Maria Montessori synthesized the principles and practices of four sciences and put them to work in a large room full of small children to develop a framework for the discipline she came to call Scientific Pedagogy. Having herself been educated as a medical doctor, with enough coursework in anthropology to warrant her employment as a lecturer in Anthropology at the University of Rome, she brought an observer/diagnostician’s mentality to an early-career assignment addressing the needs of the so-called “idiot children,” who were confined to an asylum on account of having been deemed incorrigible and unteachable. Though she had insisted as a young girl that she would never be a teacher, she found herself transfixed by the children’s behavior and riveted by the insights she came away with. She never turned back to medicine, but applied her scientific mindset to pedagogy in a way that had never been done before.
Just months after the opening of her first preschool classroom in the slums of Rome, a rising tide of enthusiasm for replicating the miracles that visitors were observing (all of which Montessori attributed not to instruction, but to “natural development”) made it possible for her to expand to a multi-site iterative implementation, employing classroom-based collaborators all over the globe, whom she had trained herself and with whom she stayed in close communication. Without necessarily having planned to do so, she managed to create a coherent worldwide community of practice, and to amass huge volumes of narrative data to support and challenge her evolving understandings.
Not having begun her work as an educator, per se, Montessori had no a priori interest in transmitting academic content to children. She was a student of human development, trained as a physician, who started out an “agnostic” observer, and eventually shifted to observation with an agenda: to identify and replicate the principles and practices that promote the evident thriving of children at various stages of growth.

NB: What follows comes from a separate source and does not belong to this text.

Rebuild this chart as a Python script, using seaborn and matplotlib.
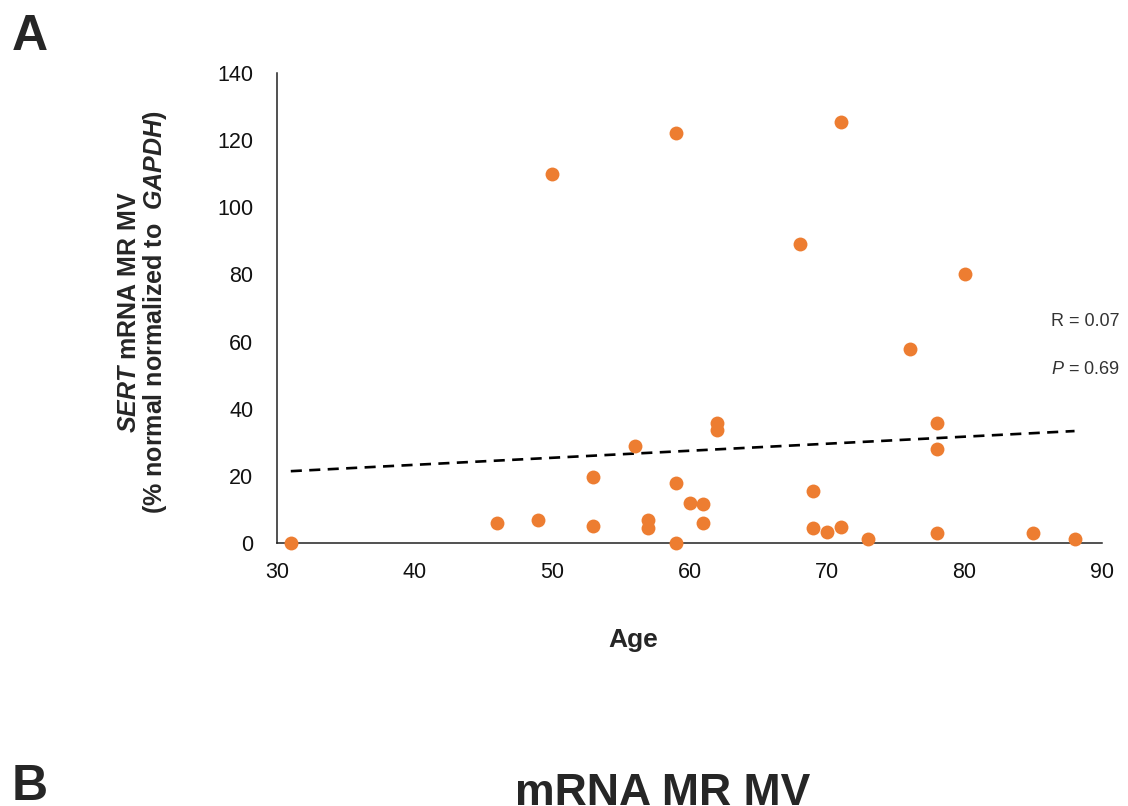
import matplotlib
matplotlib.use("Agg")
import matplotlib.pyplot as plt
import seaborn as sns
import pandas as pd

# Data (Age vs SERT mRNA MR MV)
age = [31, 46, 49, 50, 53, 53, 56, 57, 57, 59, 59, 59, 60, 61, 61, 62, 62,
       68, 69, 69, 70, 71, 71, 73, 76, 78, 78, 78, 80, 85, 88]
sert = [0, 6, 7, 110, 19.7, 5, 29, 7, 4.5, 122, 17.8, 0, 12, 11.5, 6, 35.7, 33.7,
        89, 15.6, 4.5, 3.2, 125.3, 4.9, 1.1, 57.8, 35.7, 28, 2.9, 80, 2.9, 1.1]
x_ticks = [30, 40, 50, 60, 70, 80, 90]
y_ticks = [0, 20, 40, 60, 80, 100, 120, 140]
r_text = "R = 0.07"
p_text = "$\\mathit{P}$ = 0.69"

df = pd.DataFrame({"Age": age, "SERT": sert})

sns.set_style("white")
plt.rcParams["font.family"] = ["Liberation Sans", "DejaVu Sans"]
plt.rcParams["mathtext.fontset"] = "custom"
plt.rcParams["mathtext.rm"] = "Liberation Sans"
plt.rcParams["mathtext.it"] = "Liberation Sans:italic"
plt.rcParams["mathtext.bf"] = "Liberation Sans:bold"
plt.rcParams["mathtext.bfit"] = "Liberation Sans:italic:bold"

fig = plt.figure(figsize=(11.28, 8.06), dpi=100)
ax = fig.add_axes([0.2456, 0.3263, 0.7314, 0.5831])

sns.regplot(data=df, x="Age", y="SERT", ax=ax, ci=None,
            scatter_kws={"s": 100, "color": "#ED7D31", "alpha": 1,
                         "linewidths": 0, "clip_on": False, "zorder": 5},
            line_kws={"color": "black", "linestyle": (0, (4.2, 2.8)),
                      "linewidth": 1.9, "zorder": 4})

ax.set_xlim(30, 90)
ax.set_ylim(0, 140)
ax.set_xticks(x_ticks)
ax.set_yticks(y_ticks)

sns.despine(ax=ax)
for side in ["left", "bottom"]:
    ax.spines[side].set_color("#222222")
    ax.spines[side].set_linewidth(1.1)
ax.tick_params(axis="both", direction="out", length=6, width=1.1,
               color="#222222", labelsize=15.5, labelcolor="#111111")
ax.tick_params(axis="x", pad=8)
ax.tick_params(axis="y", pad=11)

ax.set_xlabel("Age", fontsize=19, fontweight="bold")
ax.xaxis.set_label_coords(0.4315, -0.18)
ax.set_ylabel("$\\mathbfit{SERT}$ mRNA MR MV\n(% normal normalized to  $\\mathbfit{GAPDH}$)",
              fontsize=18, fontweight="bold", linespacing=1.0)
ax.yaxis.set_label_coords(-0.131, 0.491)

fig.text(1051 / 1128, 1 - 321 / 806, r_text, fontsize=13, va="center", color="#333333")
fig.text(1051 / 1128, 1 - 370 / 806, p_text, fontsize=13, va="center", color="#333333")

fig.text(12 / 1128, 1 - 50 / 806, "A", fontsize=36, fontweight="bold", va="baseline")
fig.text(12 / 1128, 1 - 800 / 806, "B", fontsize=36, fontweight="bold", va="baseline")
fig.text(663 / 1128, 1 - 805 / 806, "mRNA MR MV", fontsize=32, fontweight="bold",
         ha="center", va="baseline")

fig.savefig("out.png", dpi=100)
plt.close()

Dr. Montessori believed that conscious acquisition of the gifts of our human heritage and culture is essential to the flourishing of the child. However, hastening – or even guaranteeing – the acquisition of specified content on a preordained timetable was never on her agenda. Accordingly, she engaged in a continuous and rigorous cycle of observation, theory development, and modification/development of classroom implementation principles – to great effect.

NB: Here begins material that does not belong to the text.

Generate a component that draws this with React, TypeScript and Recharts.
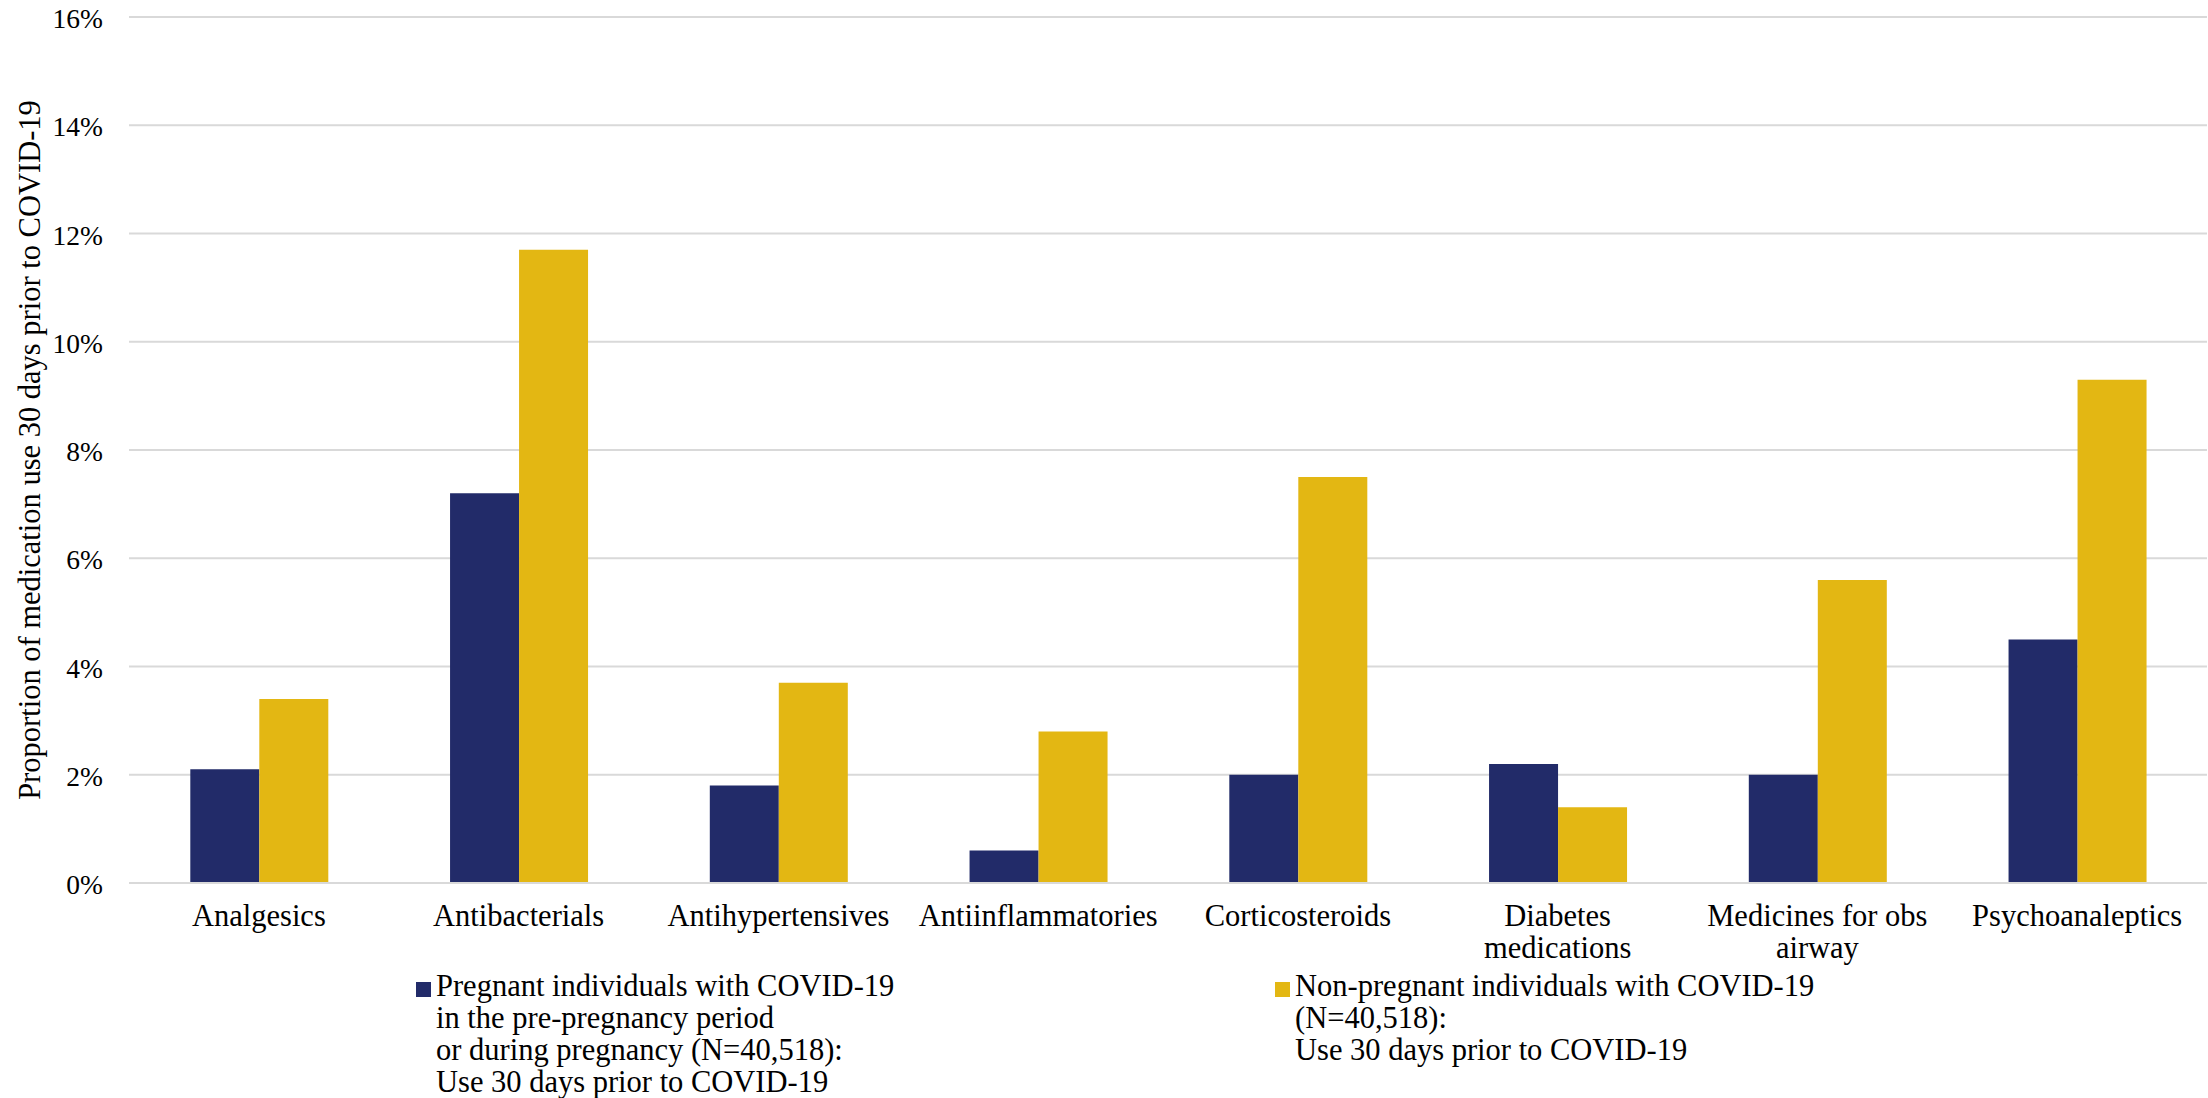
import React from 'react';
import { BarChart, Bar, XAxis, YAxis, CartesianGrid, Legend } from 'recharts';

// Medication classes on the x axis
const categories: string[] = [
  'Analgesics',
  'Antibacterials',
  'Antihypertensives',
  'Antiinflammatories',
  'Corticosteroids',
  'Diabetes medications',
  'Medicines for obs airway',
  'Psychoanaleptics',
];

// Proportion (%) with medication use in the 30 days before COVID-19
const pregnantValues: number[] = [2.1, 7.2, 1.8, 0.6, 2.0, 2.2, 2.0, 4.5];
const nonPregnantValues: number[] = [3.4, 11.7, 3.7, 2.8, 7.5, 1.4, 5.6, 9.3];

const yTicks: number[] = [0, 2, 4, 6, 8, 10, 12, 14, 16];

// Series legend text, one entry per line
const pregnantLegendLines: string[] = [
  'Pregnant individuals with COVID-19',
  'in the pre-pregnancy period',
  'or during pregnancy (N=40,518):',
  'Use 30 days prior to COVID-19',
];
const nonPregnantLegendLines: string[] = [
  'Non-pregnant individuals with COVID-19',
  '(N=40,518):',
  'Use 30 days prior to COVID-19',
];

const yAxisTitle = 'Proportion of medication use 30 days prior to COVID-19';

const NAVY = '#222B69';
const GOLD = '#E3B713';
const GRID = '#D9D9D9';
const FONT_FAMILY = '"Liberation Serif", "Times New Roman", serif';
const FONT_SIZE = 30.5;
const TICK_FONT_SIZE = 27.5;
const LINE_H = 32;
const WRAP_WIDTH = 240;

const data = categories.map((name, i) => ({
  name,
  pregnant: pregnantValues[i],
  nonPregnant: nonPregnantValues[i],
}));

const legendItems = [
  { key: 'pregnant', color: NAVY, lines: pregnantLegendLines, left: 416 },
  { key: 'nonPregnant', color: GOLD, lines: nonPregnantLegendLines, left: 1275 },
];

// Word-wrap a category label to a maximum pixel width
let measureCtx: CanvasRenderingContext2D | null = null;
function wrapLabel(text: string, maxWidth: number): string[] {
  if (!measureCtx && typeof document !== 'undefined') {
    measureCtx = document.createElement('canvas').getContext('2d');
  }
  if (!measureCtx) return [text];
  measureCtx.font = `${FONT_SIZE}px ${FONT_FAMILY}`;
  const words = text.split(' ');
  const lines: string[] = [];
  let current = '';
  words.forEach((w) => {
    const candidate = current ? `${current} ${w}` : w;
    if (current && measureCtx!.measureText(candidate).width > maxWidth) {
      lines.push(current);
      current = w;
    } else {
      current = candidate;
    }
  });
  if (current) lines.push(current);
  return lines;
}

const XTick = (props: any) => {
  const { x, y, payload } = props;
  const lines = wrapLabel(String(payload.value), WRAP_WIDTH);
  return (
    <text
      x={x}
      y={y + 43}
      textAnchor="middle"
      style={{ fontFamily: FONT_FAMILY, fontSize: FONT_SIZE, fill: '#000' }}
    >
      {lines.map((l, i) => (
        <tspan key={i} x={x} dy={i === 0 ? 0 : LINE_H}>
          {l}
        </tspan>
      ))}
    </text>
  );
};

const YTick = (props: any) => {
  const { x, y, payload } = props;
  return (
    <text
      x={x}
      y={y}
      dy="0.4em"
      textAnchor="end"
      style={{ fontFamily: FONT_FAMILY, fontSize: TICK_FONT_SIZE, fill: '#000' }}
    >
      {`${payload.value}%`}
    </text>
  );
};

const YTitle = (props: any) => {
  const { viewBox } = props;
  const cx = 40;
  const cy = viewBox.y + viewBox.height / 2;
  return (
    <text
      x={cx}
      y={cy}
      transform={`rotate(-90, ${cx}, ${cy})`}
      textAnchor="middle"
      style={{ fontFamily: FONT_FAMILY, fontSize: FONT_SIZE, fill: '#000' }}
    >
      {yAxisTitle}
    </text>
  );
};

const renderLegend = () => (
  <div style={{ position: 'relative', width: 2208, height: 128 }}>
    {legendItems.map((item) => (
      <div key={item.key}>
        <div
          style={{
            position: 'absolute',
            left: item.left,
            top: 12,
            width: 15,
            height: 15,
            background: item.color,
          }}
        />
        <div
          style={{
            position: 'absolute',
            left: item.left + 20,
            top: 0,
            fontFamily: FONT_FAMILY,
            fontSize: FONT_SIZE,
            lineHeight: `${LINE_H}px`,
            color: '#000',
            whiteSpace: 'nowrap',
          }}
        >
          {item.lines.map((l, i) => (
            <div key={i}>{l}</div>
          ))}
        </div>
      </div>
    ))}
  </div>
);

export default function App() {
  return (
    <div style={{ position: 'absolute', left: 0, top: 0, width: 2208, height: 1098, background: '#fff', overflow: 'hidden' }}>
      <BarChart
        width={2208}
        height={1098}
        data={data}
        margin={{ top: 17, right: 1, left: 0, bottom: 0 }}
        barCategoryGap="23.6%"
        barGap={0}
      >
        <CartesianGrid vertical={false} stroke={GRID} strokeWidth={2} />
        <XAxis
          dataKey="name"
          height={215}
          interval={0}
          tickLine={false}
          tickSize={0}
          tickMargin={0}
          axisLine={{ stroke: GRID, strokeWidth: 2 }}
          tick={<XTick />}
        />
        <YAxis
          width={129}
          domain={[0, 16]}
          ticks={yTicks}
          interval={0}
          axisLine={false}
          tickLine={false}
          tickSize={0}
          tickMargin={26}
          tick={<YTick />}
          label={<YTitle />}
        />
        <Legend
          layout="horizontal"
          verticalAlign="middle"
          align="center"
          content={renderLegend}
          wrapperStyle={{ position: 'absolute', left: 0, top: 970, width: 2208, height: 128 }}
        />
        <Bar dataKey="pregnant" name={pregnantLegendLines.join(' ')} fill={NAVY} isAnimationActive={false} />
        <Bar dataKey="nonPregnant" name={nonPregnantLegendLines.join(' ')} fill={GOLD} isAnimationActive={false} />
      </BarChart>
    </div>
  );
}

Educators from all over the world began to take note of the remarkable successes of these classrooms full of autonomous, industrious, peaceful and gregarious young people … whose spirited engagement in their school work was, within less than 50 years, replicated across classrooms, age groups, socioeconomic spectra, language groups, cultures, and continents.
For Dr. Montessori, the rapid and joyful academic content acquisition that was coming to be a predictable and widely touted outcome of these pedagogical practices was not a goal, but a barometer of the “rightness” of the learning cultures.

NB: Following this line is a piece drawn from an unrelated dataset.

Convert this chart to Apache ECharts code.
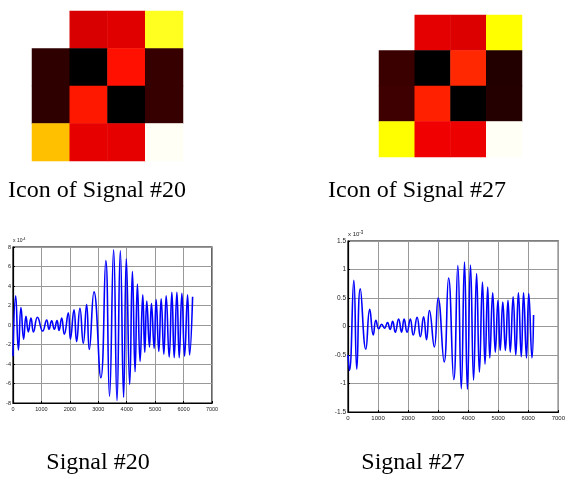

To Dr. Montessori’s dismay, her American publisher refused to publish her findings under the title “Scientific Pedagogy,” as she had wished, insisting that “The Montessori Method” would sell more books. (No doubt it did.) Although, during her lifetime, this ensured that she retained intellectual control of the further evolution of “The Method,” it’s not hard to imagine that this accident of naming has been an obstacle to broader acceptance and further development of a discipline of Scientific Pedagogy. (See next post – Scientific Pedagogy, Part III: formulating a new discipline for details on how these intellectual streams are integrated.)
Other obstacles to wider acceptance exist, to be sure (starting with the frequent use of biblical metaphor in her prolific writing) – but an eponymous field of study has created, since Montessori’s death in 1952, an unhealthy dynamic of jealous territorialism in the management and certification of Montessori knowledge.
During Montessori’s lifetime and that of her son and grandson, who continued her work, decision making about classroom implementation and training of teachers was thoroughly, definitively, and unapologetically autocratic. I’m convinced it’s this decision making structure, more than any other factor, that has inhibited the serious study and practice of a pedagogical paradigm that, applied to any number of challenges faced by humanity, could change the world.